### Short exercise
Skip the pictures. Set down, word for word, the lines from the start of the material up to and including the line with "adult_c_err = [0.19, 0.18, 0.185, 0.15, 0.21, 0.24, 0.19, 0.27]".

### Material provided
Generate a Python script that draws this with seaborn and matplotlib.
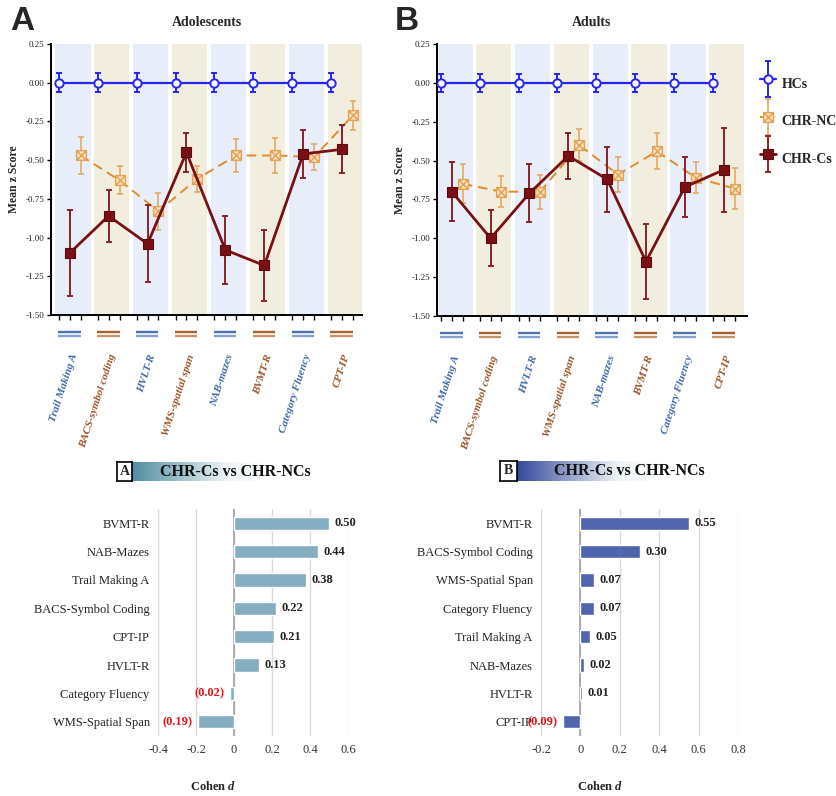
import numpy as np
import pandas as pd
import matplotlib
matplotlib.use("Agg")
import matplotlib.pyplot as plt
import matplotlib.transforms as mtransforms
from matplotlib.path import Path
from matplotlib.colors import LinearSegmentedColormap
from matplotlib.legend_handler import HandlerErrorbar, HandlerTuple
from matplotlib.container import ErrorbarContainer
from matplotlib.ticker import FuncFormatter, MultipleLocator
import seaborn as sns

# ------------------------------------------------------------------ data
tests = ["Trail Making A", "BACS-symbol coding", "HVLT-R", "WMS-spatial span",
         "NAB-mazes", "BVMT-R", "Category Fluency", "CPT-IP"]
test_domain = ["blue", "brown", "blue", "brown", "blue", "brown", "blue", "brown"]

adol_hc = [0.00, 0.00, 0.00, 0.00, 0.00, 0.00, 0.00, 0.00]
adol_hc_err = [0.06, 0.06, 0.06, 0.06, 0.06, 0.06, 0.06, 0.06]
adol_nc = [-0.47, -0.63, -0.83, -0.62, -0.47, -0.47, -0.48, -0.21]
adol_nc_err = [0.12, 0.09, 0.12, 0.085, 0.105, 0.11, 0.085, 0.095]
adol_c = [-1.10, -0.86, -1.04, -0.45, -1.08, -1.18, -0.46, -0.43]
adol_c_err = [0.28, 0.17, 0.25, 0.125, 0.22, 0.23, 0.155, 0.155]

adult_hc = [0.00, 0.00, 0.00, 0.00, 0.00, 0.00, 0.00, 0.00]
adult_hc_err = [0.06, 0.06, 0.06, 0.06, 0.06, 0.06, 0.06, 0.06]
adult_nc = [-0.65, -0.70, -0.70, -0.40, -0.59, -0.44, -0.61, -0.68]
adult_nc_err = [0.125, 0.10, 0.11, 0.10, 0.115, 0.115, 0.10, 0.13]
adult_c = [-0.70, -1.00, -0.71, -0.47, -0.62, -1.15, -0.67, -0.56]
adult_c_err = [0.19, 0.18, 0.185, 0.15, 0.21, 0.24, 0.19, 0.27]

es_a_labels = ["BVMT-R", "NAB-Mazes", "Trail Making A", "BACS-Symbol Coding",
               "CPT-IP", "HVLT-R", "Category Fluency", "WMS-Spatial Span"]
es_a_values = [0.50, 0.44, 0.38, 0.22, 0.21, 0.13, -0.02, -0.19]
es_b_labels = ["BVMT-R", "BACS-Symbol Coding", "WMS-Spatial Span", "Category Fluency",
               "Trail Making A", "NAB-Mazes", "HVLT-R", "CPT-IP"]
es_b_values = [0.55, 0.30, 0.07, 0.07, 0.05, 0.02, 0.01, -0.09]

# ------------------------------------------------------------------ style
sns.set_theme(style="white")
plt.rcParams["font.family"] = ["Liberation Serif", "DejaVu Serif"]
plt.rcParams["axes.unicode_minus"] = False
plt.rcParams["mathtext.fontset"] = "custom"
plt.rcParams["mathtext.it"] = "Liberation Serif:italic:bold"
plt.rcParams["mathtext.rm"] = "Liberation Serif:bold"

W, H = 836, 796
fig = plt.figure(figsize=(W / 100, H / 100), dpi=100)
fig.patch.set_facecolor("white")


def px_axes(x0, y0, x1, y1):
    return fig.add_axes([x0 / W, 1 - y1 / H, (x1 - x0) / W, (y1 - y0) / H])


BAND = {"blue": "#e8eef9", "brown": "#f2eedf"}
LINE_TOP = {"blue": "#4d72b0", "brown": "#a5622e"}
LINE_BOT = {"blue": "#86a2cf", "brown": "#c4946a"}
LABEL_COL = {"blue": "#4167aa", "brown": "#9a5426"}
HC_COL = "#2626f2"
NC_COL = "#e38b2c"
NC_EDGE = "#e3a456"
C_COL = "#7a1014"
C_ERR = "#8a2328"
OFF = {"HC": -0.36, "C": -0.08, "NC": 0.20}

box_x = Path([(-1, -1), (1, -1), (1, 1), (-1, 1), (-1, -1),
              (-1, -1), (1, 1), (-1, 1), (1, -1)],
             [Path.MOVETO, Path.LINETO, Path.LINETO, Path.LINETO, Path.CLOSEPOLY,
              Path.MOVETO, Path.LINETO, Path.MOVETO, Path.LINETO])


def draw_profile(ax, hc, hc_err, nc, nc_err, c, c_err, title, xlim):
    idx = np.arange(len(tests))
    for i, dom in zip(idx, test_domain):
        ax.axvspan(i - 0.455, i + 0.455, color=BAND[dom], lw=0, zorder=0)

    handles = []
    # HCs
    x = idx + OFF["HC"]
    e = ax.errorbar(x, hc, yerr=hc_err, fmt="none", ecolor=HC_COL, elinewidth=1.4,
                    capsize=2.5, capthick=1.4, zorder=3)
    sns.lineplot(x=x, y=hc, ax=ax, color=HC_COL, lw=1.6, marker="o", markersize=6,
                 markerfacecolor="white", markeredgecolor=HC_COL, markeredgewidth=1.4,
                 zorder=4)
    handles.append((e, ax.lines[-1]))
    # CHR-NCs
    x = idx + OFF["NC"]
    e = ax.errorbar(x, nc, yerr=nc_err, fmt="none", ecolor=NC_EDGE, elinewidth=1.1,
                    capsize=2, capthick=1.1, zorder=3)
    sns.lineplot(x=x, y=nc, ax=ax, color=NC_COL, lw=1.4, linestyle=(0, (5, 3)),
                 marker=box_x, markersize=7, markerfacecolor="#f8e3c6",
                 markeredgecolor=NC_EDGE, markeredgewidth=1.1, zorder=4)
    handles.append((e, ax.lines[-1]))
    # CHR-Cs
    x = idx + OFF["C"]
    e = ax.errorbar(x, c, yerr=c_err, fmt="none", ecolor=C_ERR, elinewidth=1.4,
                    capsize=2, capthick=1.4, zorder=5)
    sns.lineplot(x=x, y=c, ax=ax, color=C_COL, lw=2.0, marker="s", markersize=6.5,
                 markerfacecolor=C_COL, markeredgecolor="#5a0a0c", markeredgewidth=0.8,
                 zorder=6)
    handles.append((e, ax.lines[-1]))

    ax.set_xlim(*xlim)
    ax.set_ylim(-1.5, 0.25)
    ax.yaxis.set_major_locator(MultipleLocator(0.25))
    ax.yaxis.set_major_formatter(FuncFormatter(lambda v, _: f"{v:.2f}"))
    allx = np.sort(np.concatenate([idx + OFF["HC"], idx + OFF["C"], idx + OFF["NC"]]))
    ax.set_xticks(allx)
    ax.set_xticklabels([])
    ax.tick_params(axis="x", length=3.5, width=1, direction="out", color="black", bottom=True)
    ax.tick_params(axis="y", length=3, width=1, direction="out", color="black", left=True,
                   labelsize=6.5, pad=2, labelcolor="#222222")
    for s in ["top", "right"]:
        ax.spines[s].set_visible(False)
    for s in ["left", "bottom"]:
        ax.spines[s].set_color("black")
        ax.spines[s].set_linewidth(1.4)
    ax.set_ylabel("Mean z Score", fontsize=8.5, weight="bold", labelpad=4)
    ax.set_xlabel("")
    ax.set_title(title, fontsize=10, weight="bold", pad=13)

    trans = mtransforms.blended_transform_factory(ax.transData, ax.transAxes)
    for i, (name, dom) in enumerate(zip(tests, test_domain)):
        ax.plot([i - 0.38, i + 0.20], [-0.063, -0.063], transform=trans, clip_on=False,
                color=LINE_TOP[dom], lw=1.7, solid_capstyle="butt")
        ax.plot([i - 0.38, i + 0.20], [-0.079, -0.079], transform=trans, clip_on=False,
                color=LINE_BOT[dom], lw=1.7, solid_capstyle="butt")
        ax.text(i + 0.05, -0.145, name, transform=trans, rotation=72,
                rotation_mode="anchor", ha="right", va="center", fontsize=8,
                style="italic", weight="bold", color=LABEL_COL[dom])
    return handles


ax1 = px_axes(51, 44, 362, 315)
draw_profile(ax1, adol_hc, adol_hc_err, adol_nc, adol_nc_err, adol_c, adol_c_err,
             "Adolescents", (-0.56, 7.43))
ax2 = px_axes(437, 44, 747, 316)
hnd = draw_profile(ax2, adult_hc, adult_hc_err, adult_nc, adult_nc_err, adult_c, adult_c_err,
                   "Adults", (-0.46, 7.52))

fig.legend(hnd, ["HCs", "CHR-NCs", "CHR-Cs"], loc="upper left",
           bbox_to_anchor=(754 / W, 1 - 65 / H), frameon=False,
           handler_map={tuple: HandlerTuple(ndivide=1),
                        ErrorbarContainer: HandlerErrorbar(yerr_size=1.3)},
           handlelength=1.2, handleheight=2.6, labelspacing=0.75, handletextpad=0.4,
           borderaxespad=0, prop={"family": "Liberation Serif", "weight": "bold", "size": 10})

fig.text(10 / W, 1 - 6 / H, "A", fontsize=24, weight="bold", family="Liberation Sans", va="top")
fig.text(395 / W, 1 - 6 / H, "B", fontsize=24, weight="bold", family="Liberation Sans", va="top")


# ------------------------------------------------------------------ effect sizes
def draw_es(ax, labels, values, color, xlim, xticks, xlabel_x):
    sns.barplot(x=values, y=labels, orient="h", color=color, width=0.47, ax=ax,
                saturation=1, zorder=3)
    ax.set_xlim(*xlim)
    ax.set_xticks(xticks)
    ax.xaxis.set_major_formatter(FuncFormatter(lambda v, _: f"{v:g}"))
    ax.grid(axis="x", color="#d9d9d9", lw=1)
    ax.grid(axis="y", visible=False)
    ax.set_axisbelow(True)
    ax.axvline(0, color="#a8a8a8", lw=1.3, zorder=2)
    for s in ax.spines.values():
        s.set_visible(False)
    ax.tick_params(axis="x", length=0, labelsize=9, labelcolor="#333333", pad=6)
    ax.tick_params(axis="y", length=0, labelsize=9, labelcolor="#222222", pad=6)
    ax.set_ylabel("")
    ax.set_xlabel(r"Cohen $\mathit{d}$", fontsize=9, weight="bold", labelpad=17)
    ax.xaxis.label.set_x(xlabel_x)
    texts = ax.bar_label(ax.containers[0],
                         labels=[f"{v:.2f}" if v >= 0 else f"({abs(v):.2f})" for v in values],
                         padding=4, fontsize=9, weight="bold", color="#222222")
    for t, v in zip(texts, values):
        if v < 0:
            t.set_color("#e0141c")


ax3 = px_axes(158, 509, 348, 736)
draw_es(ax3, es_a_labels, es_a_values, "#86aec3", (-0.4, 0.6),
        [-0.4, -0.2, 0, 0.2, 0.4, 0.6], 0.29)
ax4 = px_axes(541, 509, 738, 736)
draw_es(ax4, es_b_labels, es_b_values, "#5065ae", (-0.2, 0.8),
        [-0.2, 0, 0.2, 0.4, 0.6, 0.8], 0.30)


def title_box(letter, bx0, bx1, gx1, y0, y1, color, text_xc):
    gax = px_axes(bx1, y0, gx1, y1)
    cmap = LinearSegmentedColormap.from_list(
        "g", [(0, color), (0.55, "#eef4f6"), (0.8, "#ffffff"), (1, "#ffffff")])
    gax.imshow(np.linspace(0, 1, 256)[None, :], aspect="auto", cmap=cmap,
               extent=[0, 1, 0, 1])
    gax.set_axis_off()
    bax = px_axes(bx0, y0, bx1, y1)
    bax.set_facecolor("white")
    bax.set_xticks([])
    bax.set_yticks([])
    for s in bax.spines.values():
        s.set_visible(True)
        s.set_color("black")
        s.set_linewidth(1.2)
    bax.text(0.5, 0.5, letter, ha="center", va="center", fontsize=10, weight="bold",
             transform=bax.transAxes)
    fig.text(text_xc / W, 1 - (y0 + y1) / 2 / H, "CHR-Cs vs CHR-NCs", ha="center",
             va="center", fontsize=11.5, weight="bold", color="#111111")


title_box("A", 117, 132, 305, 462, 481, "#4f8ea2", 235)
title_box("B", 500, 517, 700, 461, 481, "#34499c", 629)

fig.savefig("out.png", dpi=100, facecolor="white")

### Written solution
Generate a Python script that draws this with seaborn and matplotlib.
import numpy as np
import pandas as pd
import matplotlib
matplotlib.use("Agg")
import matplotlib.pyplot as plt
import matplotlib.transforms as mtransforms
from matplotlib.path import Path
from matplotlib.colors import LinearSegmentedColormap
from matplotlib.legend_handler import HandlerErrorbar, HandlerTuple
from matplotlib.container import ErrorbarContainer
from matplotlib.ticker import FuncFormatter, MultipleLocator
import seaborn as sns

# ------------------------------------------------------------------ data
tests = ["Trail Making A", "BACS-symbol coding", "HVLT-R", "WMS-spatial span",
         "NAB-mazes", "BVMT-R", "Category Fluency", "CPT-IP"]
test_domain = ["blue", "brown", "blue", "brown", "blue", "brown", "blue", "brown"]

adol_hc = [0.00, 0.00, 0.00, 0.00, 0.00, 0.00, 0.00, 0.00]
adol_hc_err = [0.06, 0.06, 0.06, 0.06, 0.06, 0.06, 0.06, 0.06]
adol_nc = [-0.47, -0.63, -0.83, -0.62, -0.47, -0.47, -0.48, -0.21]
adol_nc_err = [0.12, 0.09, 0.12, 0.085, 0.105, 0.11, 0.085, 0.095]
adol_c = [-1.10, -0.86, -1.04, -0.45, -1.08, -1.18, -0.46, -0.43]
adol_c_err = [0.28, 0.17, 0.25, 0.125, 0.22, 0.23, 0.155, 0.155]

adult_hc = [0.00, 0.00, 0.00, 0.00, 0.00, 0.00, 0.00, 0.00]
adult_hc_err = [0.06, 0.06, 0.06, 0.06, 0.06, 0.06, 0.06, 0.06]
adult_nc = [-0.65, -0.70, -0.70, -0.40, -0.59, -0.44, -0.61, -0.68]
adult_nc_err = [0.125, 0.10, 0.11, 0.10, 0.115, 0.115, 0.10, 0.13]
adult_c = [-0.70, -1.00, -0.71, -0.47, -0.62, -1.15, -0.67, -0.56]
adult_c_err = [0.19, 0.18, 0.185, 0.15, 0.21, 0.24, 0.19, 0.27]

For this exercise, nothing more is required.